The Muthirapuzha is all of noisy pulchritude. One of three rivers that rise in Munnar and give Kerala’s charming albeit brutally oversold hill station its name (Munnar is Malayalam for Three Rivers), it bumps along a bed of time-smoothed rocks, thundering past the graves of primal rainforests, sour-smelling tea gardens and decadent spice plantations ringing with the din of diurnal cicadas.
Pallivasal Power House near Kunchithanny is Kerala’s first hydroelectric power station, founded in the 1940s when Kochi was still a princely state. Unfailingly, then as now, it rouses the neighbourhood at daybreak, siesta time and in the dead of night with the protracted, mournful wail of an industrial siren from a time long gone by. A mosque, a church and a Hindu temple then take up the challenge and shake the somnolent air free of every trace of drowsiness.
The birds are quieter, or maybe the river has deafened us to their dawn chorus. It is still dark when the Oriental Magpie-Robin begins singing his Lauds. At first light, a dolorous, hissy screech rings out from a ledge of one of the chalet-style cottages of the overpriced resort where I am lodged.
Then there is the outpouring of a whistling song, spirited and melancholy and hymnal all at once. It has a deeply human quality, ranging up and down the scale unconstrained by structure or meter.
I know that minstrel.
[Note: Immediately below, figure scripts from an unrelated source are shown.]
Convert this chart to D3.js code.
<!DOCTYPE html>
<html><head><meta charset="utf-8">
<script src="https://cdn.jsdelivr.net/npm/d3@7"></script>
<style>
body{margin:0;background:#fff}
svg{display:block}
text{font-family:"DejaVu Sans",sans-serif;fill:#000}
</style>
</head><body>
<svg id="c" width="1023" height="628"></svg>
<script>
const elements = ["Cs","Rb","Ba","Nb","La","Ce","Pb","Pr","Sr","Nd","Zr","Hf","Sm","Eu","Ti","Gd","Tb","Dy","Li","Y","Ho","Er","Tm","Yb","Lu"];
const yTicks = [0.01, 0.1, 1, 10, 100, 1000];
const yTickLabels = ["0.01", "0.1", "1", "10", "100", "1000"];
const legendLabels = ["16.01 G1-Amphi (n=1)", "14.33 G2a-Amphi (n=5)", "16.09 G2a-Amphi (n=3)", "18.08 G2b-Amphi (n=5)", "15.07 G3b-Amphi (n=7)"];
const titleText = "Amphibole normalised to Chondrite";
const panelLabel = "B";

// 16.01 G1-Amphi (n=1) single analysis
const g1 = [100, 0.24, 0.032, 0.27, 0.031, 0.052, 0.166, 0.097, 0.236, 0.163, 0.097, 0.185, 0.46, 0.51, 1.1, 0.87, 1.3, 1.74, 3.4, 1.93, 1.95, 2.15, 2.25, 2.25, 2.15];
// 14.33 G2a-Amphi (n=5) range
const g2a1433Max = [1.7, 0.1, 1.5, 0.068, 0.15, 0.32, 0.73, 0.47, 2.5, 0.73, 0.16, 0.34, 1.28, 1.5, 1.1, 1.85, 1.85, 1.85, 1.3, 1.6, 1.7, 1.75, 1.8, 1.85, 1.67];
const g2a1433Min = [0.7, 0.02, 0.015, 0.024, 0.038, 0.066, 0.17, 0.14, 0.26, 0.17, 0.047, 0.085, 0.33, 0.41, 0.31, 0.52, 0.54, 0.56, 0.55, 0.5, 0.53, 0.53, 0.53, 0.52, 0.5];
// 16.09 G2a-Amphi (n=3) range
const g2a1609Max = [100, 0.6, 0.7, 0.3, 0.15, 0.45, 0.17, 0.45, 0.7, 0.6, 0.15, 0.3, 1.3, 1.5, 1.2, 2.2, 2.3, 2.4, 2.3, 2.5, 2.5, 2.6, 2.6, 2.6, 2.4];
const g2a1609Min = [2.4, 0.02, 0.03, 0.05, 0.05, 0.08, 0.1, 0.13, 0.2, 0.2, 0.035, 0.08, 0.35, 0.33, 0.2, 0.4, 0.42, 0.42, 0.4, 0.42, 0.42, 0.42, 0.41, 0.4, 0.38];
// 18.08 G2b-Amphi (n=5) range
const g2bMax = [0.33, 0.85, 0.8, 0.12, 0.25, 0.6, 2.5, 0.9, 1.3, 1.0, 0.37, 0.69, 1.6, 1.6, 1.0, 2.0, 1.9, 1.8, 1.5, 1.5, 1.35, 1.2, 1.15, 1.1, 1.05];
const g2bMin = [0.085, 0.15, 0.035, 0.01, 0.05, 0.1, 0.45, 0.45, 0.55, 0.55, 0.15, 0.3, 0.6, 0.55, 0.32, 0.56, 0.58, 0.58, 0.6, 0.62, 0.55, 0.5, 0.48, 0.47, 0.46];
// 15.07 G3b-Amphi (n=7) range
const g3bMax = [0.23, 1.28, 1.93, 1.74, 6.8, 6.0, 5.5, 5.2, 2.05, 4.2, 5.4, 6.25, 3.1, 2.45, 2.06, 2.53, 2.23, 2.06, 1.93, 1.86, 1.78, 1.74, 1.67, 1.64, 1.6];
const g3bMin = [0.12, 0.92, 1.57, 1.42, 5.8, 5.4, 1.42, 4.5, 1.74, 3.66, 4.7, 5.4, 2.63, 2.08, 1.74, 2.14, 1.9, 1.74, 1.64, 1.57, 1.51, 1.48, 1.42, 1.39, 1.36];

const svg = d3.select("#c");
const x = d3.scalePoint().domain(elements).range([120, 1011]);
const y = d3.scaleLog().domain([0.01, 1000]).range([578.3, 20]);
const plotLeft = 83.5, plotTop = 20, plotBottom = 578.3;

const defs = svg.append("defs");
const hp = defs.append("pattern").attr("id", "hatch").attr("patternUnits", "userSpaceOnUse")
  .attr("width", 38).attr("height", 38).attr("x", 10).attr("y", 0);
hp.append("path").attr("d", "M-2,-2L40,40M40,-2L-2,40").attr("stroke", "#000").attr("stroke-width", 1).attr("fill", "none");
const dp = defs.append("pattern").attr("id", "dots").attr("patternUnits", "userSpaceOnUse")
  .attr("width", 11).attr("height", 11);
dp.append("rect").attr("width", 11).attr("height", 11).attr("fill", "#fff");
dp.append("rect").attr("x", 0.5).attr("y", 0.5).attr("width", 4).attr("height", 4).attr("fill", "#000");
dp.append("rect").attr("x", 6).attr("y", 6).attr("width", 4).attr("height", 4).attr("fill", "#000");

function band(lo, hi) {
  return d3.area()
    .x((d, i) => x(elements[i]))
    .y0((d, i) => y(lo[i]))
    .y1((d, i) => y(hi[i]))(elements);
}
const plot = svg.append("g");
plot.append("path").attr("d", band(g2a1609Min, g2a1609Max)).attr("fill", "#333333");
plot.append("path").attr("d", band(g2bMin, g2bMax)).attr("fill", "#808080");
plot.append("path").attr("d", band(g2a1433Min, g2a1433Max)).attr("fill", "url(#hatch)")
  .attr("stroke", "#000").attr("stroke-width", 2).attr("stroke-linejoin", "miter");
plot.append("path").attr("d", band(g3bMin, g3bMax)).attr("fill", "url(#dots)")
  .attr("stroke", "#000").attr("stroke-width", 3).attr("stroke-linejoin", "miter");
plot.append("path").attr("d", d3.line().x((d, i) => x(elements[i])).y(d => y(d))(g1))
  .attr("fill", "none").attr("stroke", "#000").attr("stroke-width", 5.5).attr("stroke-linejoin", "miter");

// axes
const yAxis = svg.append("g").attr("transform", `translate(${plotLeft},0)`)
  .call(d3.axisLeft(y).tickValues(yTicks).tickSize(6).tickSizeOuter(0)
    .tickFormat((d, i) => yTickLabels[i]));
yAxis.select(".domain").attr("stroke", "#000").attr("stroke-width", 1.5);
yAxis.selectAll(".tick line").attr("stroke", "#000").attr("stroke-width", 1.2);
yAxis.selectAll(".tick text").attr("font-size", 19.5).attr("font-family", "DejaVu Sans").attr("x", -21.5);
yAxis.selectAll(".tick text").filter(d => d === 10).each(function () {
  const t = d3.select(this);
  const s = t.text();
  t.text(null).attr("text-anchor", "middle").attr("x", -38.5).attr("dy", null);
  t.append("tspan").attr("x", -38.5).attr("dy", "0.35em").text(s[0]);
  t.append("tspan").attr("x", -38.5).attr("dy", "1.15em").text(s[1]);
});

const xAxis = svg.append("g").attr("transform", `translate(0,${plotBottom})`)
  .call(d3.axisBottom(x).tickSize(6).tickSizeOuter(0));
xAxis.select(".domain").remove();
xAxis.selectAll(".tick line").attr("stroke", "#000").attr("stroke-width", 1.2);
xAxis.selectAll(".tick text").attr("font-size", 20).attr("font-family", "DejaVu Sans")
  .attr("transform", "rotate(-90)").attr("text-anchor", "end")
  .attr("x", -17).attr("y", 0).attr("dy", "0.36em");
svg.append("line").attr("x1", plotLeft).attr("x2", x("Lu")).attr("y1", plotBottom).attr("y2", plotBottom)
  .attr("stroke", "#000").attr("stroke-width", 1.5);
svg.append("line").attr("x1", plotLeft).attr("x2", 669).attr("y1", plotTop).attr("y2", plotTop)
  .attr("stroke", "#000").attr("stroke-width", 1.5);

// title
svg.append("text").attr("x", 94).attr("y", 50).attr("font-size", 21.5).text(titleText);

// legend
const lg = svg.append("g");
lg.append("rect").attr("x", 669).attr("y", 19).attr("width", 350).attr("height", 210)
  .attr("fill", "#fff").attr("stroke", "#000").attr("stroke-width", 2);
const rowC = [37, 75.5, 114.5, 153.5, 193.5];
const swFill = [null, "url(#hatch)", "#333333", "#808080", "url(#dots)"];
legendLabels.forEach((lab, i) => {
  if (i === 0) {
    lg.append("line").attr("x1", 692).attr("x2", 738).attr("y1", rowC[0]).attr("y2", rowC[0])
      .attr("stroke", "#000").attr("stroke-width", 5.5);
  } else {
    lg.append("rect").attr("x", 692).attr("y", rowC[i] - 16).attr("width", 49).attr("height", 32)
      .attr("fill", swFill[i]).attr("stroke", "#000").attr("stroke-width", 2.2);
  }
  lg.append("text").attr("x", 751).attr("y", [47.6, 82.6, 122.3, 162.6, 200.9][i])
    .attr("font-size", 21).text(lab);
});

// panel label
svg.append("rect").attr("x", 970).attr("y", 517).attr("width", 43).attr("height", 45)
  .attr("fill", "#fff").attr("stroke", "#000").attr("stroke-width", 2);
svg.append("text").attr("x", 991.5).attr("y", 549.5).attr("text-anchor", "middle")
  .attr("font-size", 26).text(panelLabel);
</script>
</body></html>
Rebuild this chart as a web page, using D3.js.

But it is not always that I hear it sing like this. Or from so close. Its song drips like dew from a moss-girded trunk. When I lay eyes on it, it is unremarkable: In shape and aspect it is as dark as a crow, but with firmer, more insistent upstrokes in flight. It disappears into a crevice among the gables and I think I’ve seen the last of it.
For the Malabar Whistling Thrush, the fabled ornithologist Dr Salim Ali preferred a more poetic moniker — Idle Schoolboy. That name might not ring a bell to present-day schoolboys whose idle pursuits, sadly, don’t encompass the skinning of knees on gnarled tree barks, or the pleasant whiling away of time learning to whistle a tune, or putting a pen-knife to good use fashioning a flute from a reed in the hope of recreating that faun-like melody.
Those who have walked in the hills of southern India, particularly in the Western Ghats, know that the Malabar Whistling Thrush is — unlike most schoolboys — often heard but seldom seen.
I hear that anxious screech again. And again, at eye level from the window of my temporary lodging, I see that sprite-like shape again. In that cruddy light its form is dazzling – with highlights of electric blue against a satiny sheen of deep indigo-black.
Camera at the ready, I lie in wait on the balcony, a crick in my neck from too much peering and craning for a potbellied birder in his forties. Soon enough, Myophonus horsfieldii shows up, bill brimful of lichen, moss and twigs.
A nest is being lined in anticipation of a brood.
Soon, the rain will come. The southwest monsoon will drench these hills incessantly for months to come. Pouring in sheets and ropes and braids, it will infuse its magic, lending its voice to the river.
By then that schoolboy song will be a choir. What cheer!